TSMAN stands for TableSpace MANager. The creation and opening of tablespace files happens in the TSMAN block. The actual writes to the tablespace files are however handled by the PGMAN blocks in the ldm threads and the extra PGMAN block described below.
Any writes to extent information is handled by TSMAN. These accesses are executed from the ldm execution modules. Before entering the TSMAN block these accesses have to create a Tablespace_client object. This object will grab a mutex to ensure that only one ldm execution module at a time reads and writes into the extent information.
DBINFO is a block used to implement scans used to get information that is presented in the ndbinfo tables. There are lots of ndbinfo tables, those are used to present information about what goes on in RonDB. In a managed RonDB setup this information is presented in lots of graphs using Grafana.
The proxy blocks for DBLQH, DBACC, DBTUP, DBTUX, BACKUP, RESTORE and PGMAN are handled in the rep execution module.
The PGMAN block has one instance in each ldm execution module. There is also an extra PGMAN instance.
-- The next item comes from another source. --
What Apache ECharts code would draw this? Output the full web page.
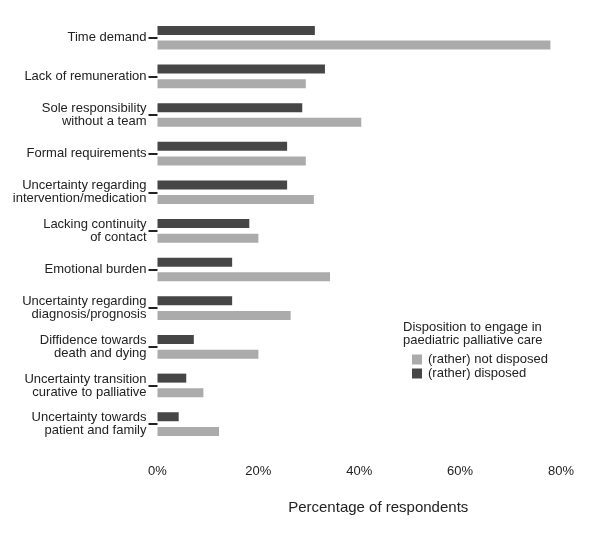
<!DOCTYPE html>
<html>
<head>
<meta charset="utf-8">
<script src="https://cdn.jsdelivr.net/npm/echarts@6/dist/echarts.min.js"></script>
<style>
  html, body { margin: 0; padding: 0; background: #fff; }
  #chart { width: 600px; height: 541px; }
</style>
</head>
<body>
<div id="chart"></div>
<script>
// barriers, top to bottom
const categories = [
  'Time demand',
  'Lack of remuneration',
  'Sole responsibility\nwithout a team',
  'Formal requirements',
  'Uncertainty regarding\nintervention/medication',
  'Lacking continuity\nof contact',
  'Emotional burden',
  'Uncertainty regarding\ndiagnosis/prognosis',
  'Diffidence towards\ndeath and dying',
  'Uncertainty transition\ncurative to palliative',
  'Uncertainty towards\npatient and family'
]

// percent of respondents
const disposed = [31.2, 33.2, 28.7, 25.7, 25.7, 18.2, 14.8, 14.8, 7.2, 5.7, 4.2]
const notDisposed = [77.9, 29.4, 40.4, 29.4, 31.0, 20.0, 34.2, 26.4, 20.0, 9.1, 12.2]

const xTicks = [0, 20, 40, 60, 80]

const font = "'Liberation Sans', Arial, sans-serif"
const DARK = '#464646'
const LIGHT = '#ababab'

const chart = echarts.init(document.getElementById('chart'))

chart.setOption({
  animation: false,
  textStyle: { fontFamily: font },
  title: {
    text: 'Disposition to engage in\npaediatric palliative care',
    left: 398,
    top: 316,
    textStyle: { fontFamily: font, fontSize: 13, fontWeight: 'normal', color: '#222', lineHeight: 13 }
  },
  legend: {
    orient: 'vertical',
    left: 407,
    top: 348,
    itemWidth: 10,
    itemHeight: 10,
    itemGap: 1,
    icon: 'rect',
    data: ['(rather) not disposed', '(rather) disposed'],
    textStyle: { fontFamily: font, fontSize: 13, color: '#222', padding: [0, 0, 0, 1] }
  },
  grid: {
    left: 157.5,
    right: 39,
    top: 18.4,
    bottom: 97.6,
    containLabel: false
  },
  xAxis: {
    type: 'value',
    min: xTicks[0],
    max: xTicks[xTicks.length - 1],
    interval: 20,
    name: 'Percentage of respondents',
    nameLocation: 'middle',
    nameGap: 57,
    nameTextStyle: { fontFamily: font, fontSize: 15, color: '#222', padding: [0, 0, 0, 38] },
    axisLine: { show: false },
    axisTick: { show: false },
    splitLine: { show: false },
    axisLabel: {
      margin: 22,
      fontSize: 13,
      color: '#222',
      fontFamily: font,
      formatter: (v) => v + '%'
    }
  },
  yAxis: {
    type: 'category',
    inverse: true,
    data: categories,
    axisLine: { show: false },
    axisTick: {
      show: true,
      alignWithLabel: true,
      length: 9,
      lineStyle: { color: '#222', width: 2 }
    },
    axisLabel: {
      margin: 11,
      fontSize: 13,
      lineHeight: 13,
      color: '#222',
      fontFamily: font,
      align: 'right'
    },
    splitLine: { show: false }
  },
  series: [
    {
      name: '(rather) disposed',
      type: 'bar',
      data: disposed,
      barWidth: 9,
      barGap: '63%',
      itemStyle: { color: DARK }
    },
    {
      name: '(rather) not disposed',
      type: 'bar',
      data: notDisposed,
      barWidth: 9,
      barGap: '63%',
      itemStyle: { color: LIGHT }
    }
  ]
})
</script>
</body>
</html>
The main responsibility of this instance is to handle checkpointing the extent information in tablespaces. The tablespace data used by normal tables is handled by the PGMAN instances in the ldm execution module.
The extent information is a few pages in each tablespace data file that are locked into the page cache. The checkpointing of those pages are handled by this extra PGMAN block instance. This block instance also executes in the rep execution module.
THRMAN stands for THRead MANager. This block has one instance in each thread. It handles a few things such as tracking CPU usage in the thread and anything that requires access to a specific thread in the data node.
TRPMAN stands for TRansPorter MANager. Transporters are used to implement communication between nodes in RonDB. There is a TRPMAN block in each recv thread. This block can be used to open and close communication between nodes at request of other blocks.